First look: Asus Eee Slate review and Eee Pad review
The four tablets Asus showed off at CES today aren’t just unusual form factors; they’re also packing in performance.
Asus Eee Pad MeMO
The 7-inch Eee Pad MeMO is a fairly standard Qualcomm Snapdragon-based 7-inch Android tablet, but like all Asus’ Android tablets it’s running Honeycomb and it comes with a capacitive stylus and a Media Note application you can use for handwritten notes. It also has a MeMIC ‘media phone extender’ (which we’d usually call a stereo headset) and a price tag between $499 and $699 when it comes out in June.
Asus Eee Pad Slider and Eee Pad Transformer
If you want a 10-inch Android slate, Asus thinks you want a keyboard to go with it. The Eee Pad Slider looks like various Intel concept tablet PCs of years gone by, with a keyboard that slides out from under the screen. But it still weighs in at just under two pounds and less than two-thirds of an inch thick.
The slimmer Transformer has a separate keyboard that packs in enough batteries to give you a predicted 16 hours of battery life.
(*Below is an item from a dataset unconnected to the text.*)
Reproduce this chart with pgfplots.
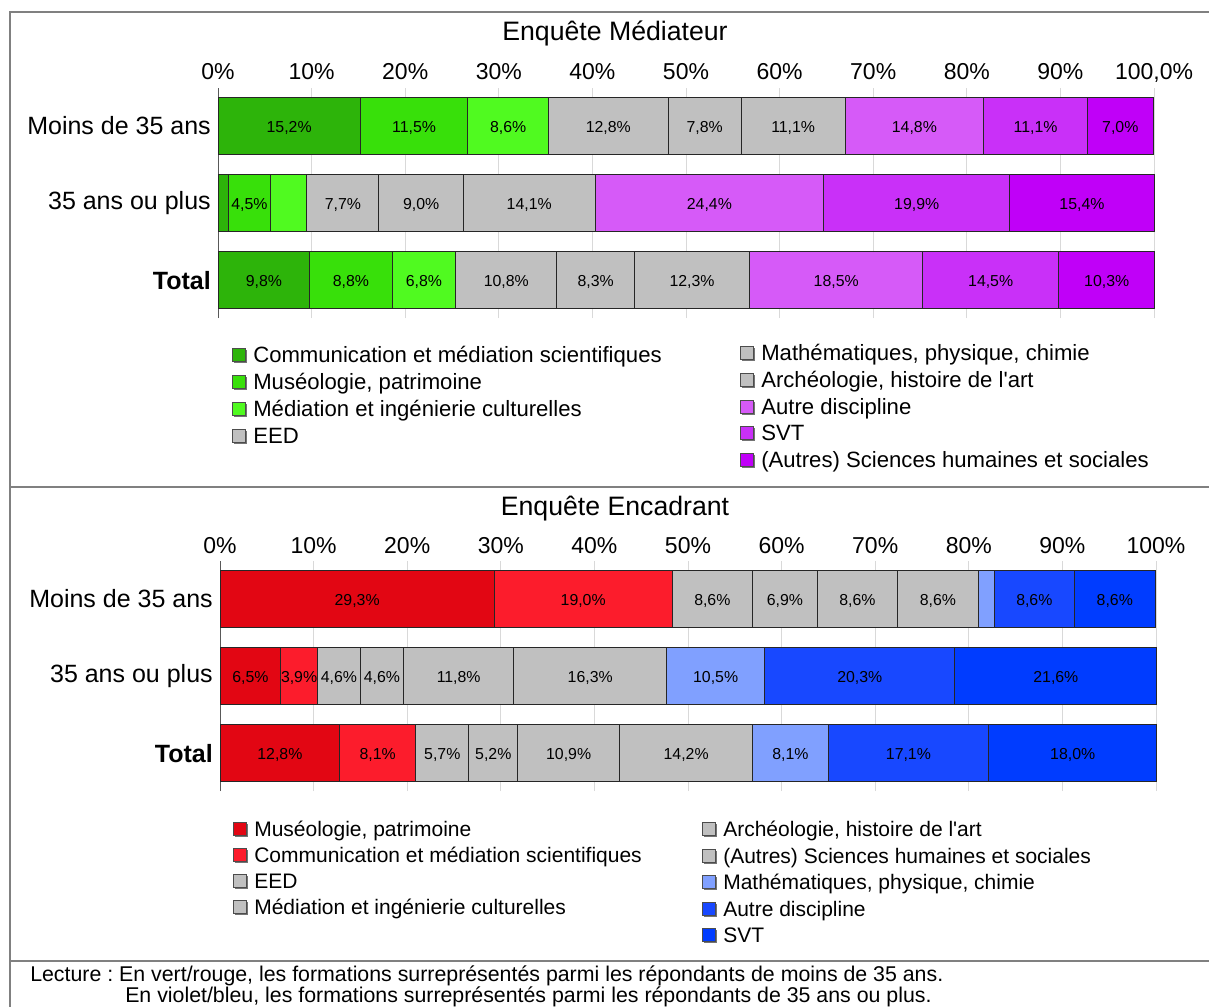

There are also USB ports and a card reader, plus you can fold the keyboard over the screen to use it as a protective cover rather than needing a case.
They both have a dual-core Tegra 2 processor, which Asus chairman Jonney Shih boasts has around twice the performance of the ARM-based Apple A4 chip in the iPad and what he claims will be “the fastest Flash video performance”. The Transformer starts at $399 (without the base station) or $699 with it and the Slider will sell between $499 and $799 for different versions (they’ll be on sale in April and May).
Asus Eee Slate EP121
But Asus is also bringing out a 12-inch Windows tablet and unlike all the Atom-based tablets that are appearing, the Eee Slate EP121 has a mainstream processor in it; for $999 you get a Core i5 CPU, 64GB SSD, 2 megapixel webcam, HDMI – and a Wacom digitiser pen that means we could actually use the handwriting recognition built into Windows 7 Home Premium to write and send emails (plus an optional wireless Bluetooth keyboard).
Shih claims it’s “the most powerful tablet, with no compromises” and showed us Photoshop CS5 running with a 1080p copy of The A Team playing in the background. You don’t have to wait as long for the Windows tablet either; it will be on sale this month as Microsoft pushes its partners to catch up with Android.